AUENBRUGGER, Leopold.

Inventum novum ex percussione thoracis humani ut signo abstrusos interni pectoris morbos detegendi.

Vindobonae [Vienna]: Typis Joannis Thomae Trattner…1761

8vo, pp. 95, (1) errata. Some occasional light browning and foxing (as usual with this book), but a very good copy. Contemporary vellum over boards (lower portion of spine neatly repaired at an early date). Bookplates of Piergiorgio Borio.

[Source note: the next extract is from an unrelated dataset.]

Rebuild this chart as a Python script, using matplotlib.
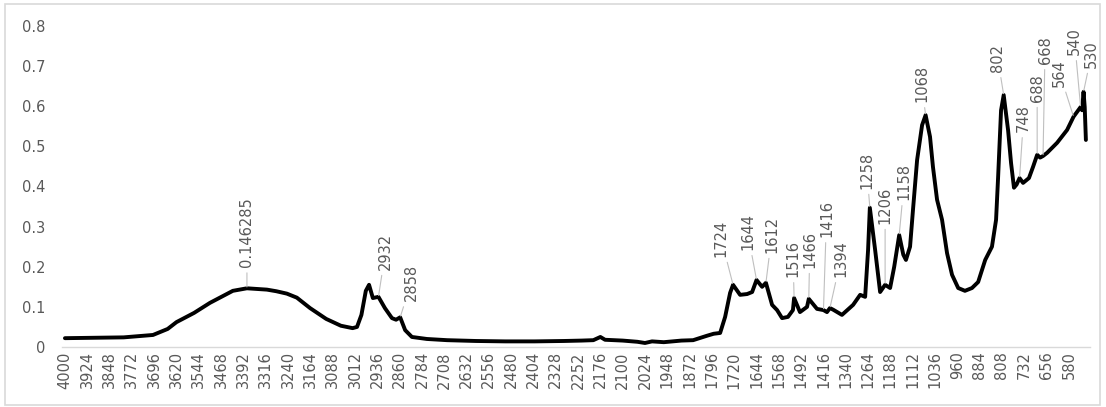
import numpy as np
import matplotlib
matplotlib.use("Agg")
import matplotlib.pyplot as plt
from matplotlib.patches import Rectangle

# FTIR absorbance spectrum (wavenumber in cm-1, absorbance)
wavenumber = [4000, 3900, 3800, 3700, 3650, 3620, 3560, 3506, 3428, 3380, 3312, 3280, 3244,
              3210, 3165, 3110, 3060, 3020, 3005, 2990, 2975, 2964, 2951, 2932, 2910,
              2886, 2872, 2858, 2841, 2818, 2767, 2698, 2600, 2500, 2400, 2300, 2240,
              2200, 2176, 2160, 2100, 2050, 2024, 2000, 1960, 1900, 1860, 1813, 1790,
              1768, 1751, 1734, 1724, 1700, 1676, 1659, 1644, 1625, 1612, 1591, 1574,
              1557, 1537, 1520, 1516, 1496, 1472, 1466, 1438, 1416, 1404, 1394, 1383,
              1353, 1315, 1291, 1274, 1264, 1258, 1250, 1240, 1223, 1206, 1189, 1175,
              1158, 1144, 1135, 1121, 1111, 1097, 1080, 1068, 1053, 1043, 1029, 1012,
              995, 978, 957, 934, 910, 889, 865, 842, 828, 821, 811, 802,
              787, 777, 767, 758, 748, 736, 716, 702, 688, 678, 668, 654,
              620, 586, 564, 548, 540, 535, 530, 526, 522]
absorbance = [0.022, 0.023, 0.024, 0.030, 0.045, 0.062, 0.085, 0.110, 0.140, 0.146285, 0.143, 0.139, 0.133,
              0.123, 0.097, 0.070, 0.053, 0.047, 0.050, 0.080, 0.140, 0.155, 0.122, 0.125, 0.097,
              0.072, 0.068, 0.074, 0.042, 0.025, 0.020, 0.017, 0.015, 0.014, 0.014, 0.015, 0.016,
              0.017, 0.025, 0.018, 0.016, 0.013, 0.010, 0.014, 0.012, 0.016, 0.017, 0.028, 0.033,
              0.035, 0.075, 0.135, 0.155, 0.130, 0.132, 0.137, 0.167, 0.150, 0.160, 0.105, 0.092,
              0.072, 0.075, 0.092, 0.122, 0.087, 0.100, 0.120, 0.095, 0.092, 0.087, 0.097, 0.093,
              0.080, 0.105, 0.130, 0.125, 0.242, 0.347, 0.300, 0.242, 0.137, 0.155, 0.147, 0.200,
              0.279, 0.230, 0.217, 0.250, 0.342, 0.466, 0.553, 0.578, 0.524, 0.449, 0.367, 0.317,
              0.234, 0.180, 0.147, 0.140, 0.147, 0.162, 0.217, 0.250, 0.317, 0.424, 0.590, 0.628,
              0.540, 0.459, 0.397, 0.405, 0.421, 0.409, 0.421, 0.449, 0.479, 0.472, 0.476, 0.484,
              0.509, 0.541, 0.574, 0.590, 0.598, 0.590, 0.636, 0.598, 0.516]

# Tick labels along the wavenumber axis
x_ticks = list(range(4000, 579, -76))
y_ticks = [0, 0.1, 0.2, 0.3, 0.4, 0.5, 0.6, 0.7, 0.8]

# Labelled bands: wavenumber, label text, label offset (pixels right, pixels up)
band_positions = [3380, 2932, 2858, 1724, 1644, 1612, 1516, 1466, 1416, 1394,
                  1258, 1206, 1158, 1068, 802, 748, 688, 668, 564, 540, 530]
band_texts = ["0.146285", "2932", "2858", "1724", "1644", "1612", "1516", "1466", "1416", "1394",
              "1258", "1206", "1158", "1068", "802", "748", "688", "668", "564", "540", "530"]
band_offsets = [(0, 21), (7, 27), (11, 16), (-12, 28), (-9, 30), (6, 30), (-1, 21), (1, 31),
                (3, 73), (11, 31), (-3, 19), (0, 61), (5, 35), (-4, 13), (-6, 23), (4, 46),
                (0, 53), (2, 92), (-14, 30), (-6, 52), (8, 24)]

text_gray = "#595959"
line_gray = "#bfbfbf"

fig = plt.figure(figsize=(11.06, 4.07), dpi=100)
W, H = 1106, 407
ax = fig.add_axes([62 / W, (H - 347) / H, (1090 - 62) / W, (347 - 26) / H])

ax.plot(wavenumber, absorbance, color="black", lw=2.8, solid_joinstyle="round",
        solid_capstyle="round", zorder=3)

ax.set_xlim(4010, 508)
ax.set_ylim(0, 0.8)
ax.set_xticks(x_ticks)
ax.set_xticklabels([str(t) for t in x_ticks], rotation=90, fontsize=10.5, color=text_gray)
ax.set_yticks(y_ticks)
ax.set_yticklabels(["0"] + [f"{v:.1f}" for v in y_ticks[1:]], fontsize=10.5, color=text_gray)
ax.tick_params(axis="both", length=0)
ax.tick_params(axis="x", pad=3)
ax.tick_params(axis="y", pad=12)

for side in ["top", "right", "left"]:
    ax.spines[side].set_visible(False)
ax.spines["bottom"].set_color("#d9d9d9")
ax.spines["bottom"].set_linewidth(1.0)

for wn_b, txt, (dx, dy) in zip(band_positions, band_texts, band_offsets):
    yv = np.interp(wn_b, wavenumber[::-1], absorbance[::-1])
    ax.annotate(txt, xy=(wn_b, yv), xytext=(dx, dy), textcoords="offset pixels",
                rotation=90, ha="center", va="bottom", fontsize=10.5, color=text_gray,
                arrowprops=dict(arrowstyle="-", color=line_gray, lw=0.8,
                                shrinkA=2, shrinkB=1),
                zorder=4)

# Chart area border
fig.patches.append(Rectangle((5 / W, 2 / H), (1100 - 5) / W, (403 - 2) / H,
                             transform=fig.transFigure, fill=False,
                             edgecolor="#d9d9d9", lw=1.2))

fig.savefig("out.png", dpi=100)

FIRST EDITION of the first book to suggest percussion of the chest as a diagnostic measure, “one of the greatest of all medical classics” (Heirs of Hippocrates). “With the introduction of percussion of the chest, which offered a new and dependable method of diagnosing diseases of the heart and lungs in living persons, Leopold Auenbrugger made the first advance in physical diagnosis since the age of Hippocrates. The son of an innkeeper, Auenbrugger had learned as a boy how to establish thelevel of wine in a cask by thumping the barrel… Applying the same technique to the human chest, he noticed that different sounds—tympanic, dull, or obscure, were produced when there was underlying disease of the heart or lungs in the interior of the chest. He verified his diagnoses byb experiments on cadavers and by postmortems” (Grolier One Hundred). At first Auenbrugger's discovery attracted little attention, but he lived to see Corvisart's classic translation of the book in 1808, after which the value of percussion was universally recognised. G&M 2672. Lilly, Notable Medical Books, p. 127. Grolier, One hundred books famous in medicine, 45. Parkinson, Breakthroughs, 1761. Willius & Keys, Cardiac classics, 191–213. This copy is of the second issue, with the errata on the final page. Norman Catalogue 81 (first issue).